Dans un contexte de faillite économique de l’Etat, ruiné par un clientélisme systémique et systématique, les mesures austères d’ajustement structurel imposées sapent la légitimité de l’Etat, en réduisant ses capacités d’intervention, de redistribution et de gestion de services publics vitaux, tels que la santé et l’éducation. Devenu un Etat minimal avec un secteur privé faible pourtant censé le relayer, les conséquences socio-économiques sont dramatiques : chômage, pauvreté, exclusion…
Même si Abdou Diouf a consacré le multipartisme illimité en 1981, le Parti socialiste se maintient par une mainmise sur les règles du jeu électoral jugées iniques par l’opposition, d’où une crise politique et économique qui culmine en 1988 et dégénère dans la violence. La survie du régime socialiste est alors liée à la négociation avec l’opposition et même la cogestion du pouvoir à partir de 1991. Gouverner dans la stabilité en contexte d’ajustement consacre une complicité objective entre Abdou Diouf et Abdoulaye Wade, d’où une démocratisation de l’architecture juridique et institutionnelle de la compétition politique : unanimité autour du Code électoral de 1992, création du HCRT (Haut conseil de la radiotélévision) en 1991, du Conseil constitutionnel en 1992, de l’ONEL (Observatoire national des élections) en 1997. Ces avancées sont renforcées par l’élévation du Président Diouf au-dessus de la mêlée, en confiant la gestion du Parti à Ousmane Tanor Dieng, après le congrès de 1996 ; elles consacrent l’avènement d’une alternance démocratique en 2000.

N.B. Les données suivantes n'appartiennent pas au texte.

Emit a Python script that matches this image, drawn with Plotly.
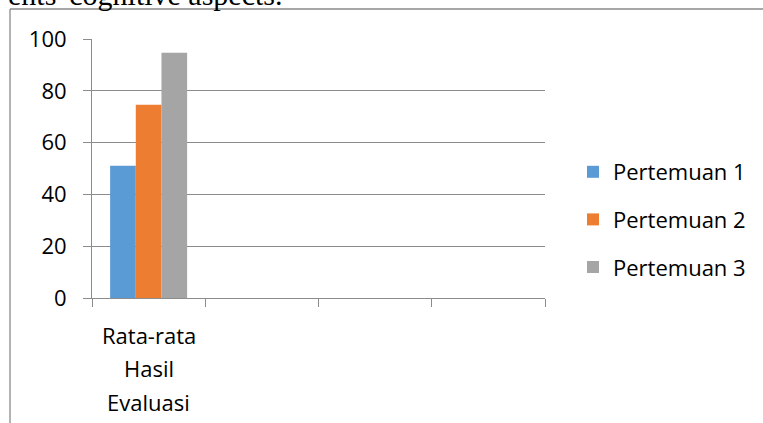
import plotly.graph_objects as go

# ---- data ----
categories = ["Rata-rata Hasil Evaluasi"]
series_names = ["Pertemuan 1", "Pertemuan 2", "Pertemuan 3"]
series_values = [[51.1], [74.6], [94.7]]
series_colors = ["#5B9BD5", "#ED7D31", "#A5A5A5"]
y_ticks = [0, 20, 40, 60, 80, 100]
n_slots = 4  # Excel category slots (only the first holds data)
caption_text = "ents' cognitive aspects."

FONT = "'Open Sans', Lato, sans-serif"
GRID = "#8C8C8C"

# plot-area pixel geometry (763 x 423 canvas)
L, R, T, B = 92, 218, 39, 125
W = 763 - L - R
H = 423 - T - B


def px_x(p):
    return (p - L) / W


def px_y(p):
    return (423 - B - p) / H


fig = go.Figure()
for i, (name, vals, col) in enumerate(zip(series_names, series_values, series_colors)):
    fig.add_trace(go.Bar(
        x=list(range(len(vals))), y=vals, name=name,
        marker=dict(color=col, line=dict(width=0)),
        legendgroup=f"g{i}",
    ))

fig.update_layout(
    width=763, height=423,
    margin=dict(l=L, r=R, t=T, b=B),
    paper_bgcolor="white", plot_bgcolor="white",
    barmode="group", bargap=0.32, bargroupgap=0,
    font=dict(family=FONT, size=22, color="#000000"),
    showlegend=True,
    legend=dict(
        x=px_x(573), xanchor="left",
        y=px_y(151), yanchor="top",
        font=dict(family=FONT, size=22, color="#000000"),
        traceorder="grouped", tracegroupgap=16,
        bgcolor="rgba(0,0,0,0)",
    ),
    xaxis=dict(
        range=[-0.5, n_slots - 0.5],
        tickmode="array",
        tickvals=[k - 0.5 for k in range(n_slots + 1)],
        ticktext=["" for _ in range(n_slots + 1)],
        ticks="outside", ticklen=8, tickcolor=GRID, tickwidth=1,
        showline=True, linecolor=GRID, linewidth=1,
        showgrid=False, zeroline=False, fixedrange=True,
    ),
    yaxis=dict(
        range=[0, 100],
        tickmode="array", tickvals=y_ticks,
        ticktext=[str(v) for v in y_ticks],
        ticks="outside", ticklen=8, tickcolor=GRID, tickwidth=1,
        ticklabelstandoff=12,
        showline=True, linecolor=GRID, linewidth=1,
        showgrid=True, gridcolor=GRID, gridwidth=1,
        zeroline=False, fixedrange=True,
        tickfont=dict(family=FONT, size=22, color="#000000"),
    ),
)

# category label split across three lines (Excel wrapping)
line_pix = [335, 368, 402]
words = categories[0].split(" ")
for word, py in zip(words, line_pix):
    fig.add_annotation(
        x=0, xref="x", y=px_y(py), yref="paper",
        text=word, showarrow=False, xanchor="center", yanchor="middle",
        font=dict(family=FONT, size=22, color="#000000"),
    )

# chart frame (left and top edges visible)
fig.add_shape(type="line", xref="paper", yref="paper",
              x0=px_x(10), x1=px_x(10), y0=px_y(9), y1=px_y(440),
              line=dict(color="#8A8A8A", width=1.3))
fig.add_shape(type="line", xref="paper", yref="paper",
              x0=px_x(10), x1=px_x(780), y0=px_y(9), y1=px_y(9),
              line=dict(color="#8A8A8A", width=1.3))

# clipped caption of the surrounding document
fig.add_annotation(
    x=px_x(285), xref="paper", y=px_y(-5), yref="paper",
    text=caption_text, showarrow=False, xanchor="right", yanchor="middle",
    font=dict(family="'Liberation Serif', 'Times New Roman', serif", size=30, color="#000000"),
)

fig.write_html("out.html")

Le PS est d’abord neutralisé par l’idéologie de l’« opposition républicaine », voulue contributive et constructive, et tout compte fait incapable d’exercer une pression sur le pouvoir libéral à son avantage. Dès lors, la ligne du parti se durcit en raison des nombreuses dérives : modification unilatérale et instrumentalisation des règles et institutions du jeu démocratique, recrudescence de la violence politique, récurrence des scandales de corruption et de prédation des ressources financières et foncières, soupçons de dévolution monarchique du pouvoir, etc. La défaite à la présidentielle et le boycott des législatives de 2007 entraînent l’organisation des Assises nationales avec le Front Siggil Senegaal en 2008, consolidé en Benno Siggil Senegaal avec les locales de 2009. La confrontation avec le régime libéral au sein du M 23 lors de la présidentielle de 2012, suscite au second tour, l’instauration de la coalition Benno Bokk Yaakaar intégrant le PS et dirigée par l’ex-Premier ministre Macky Sall, élu président de la République, dont le slogan «gagner ensemble et gérer ensemble», pour donc tous être responsables et comptables du même bilan, est un puissant anesthésiant des forces politiques captées et capturées, soumises à une domination incolore et indolore.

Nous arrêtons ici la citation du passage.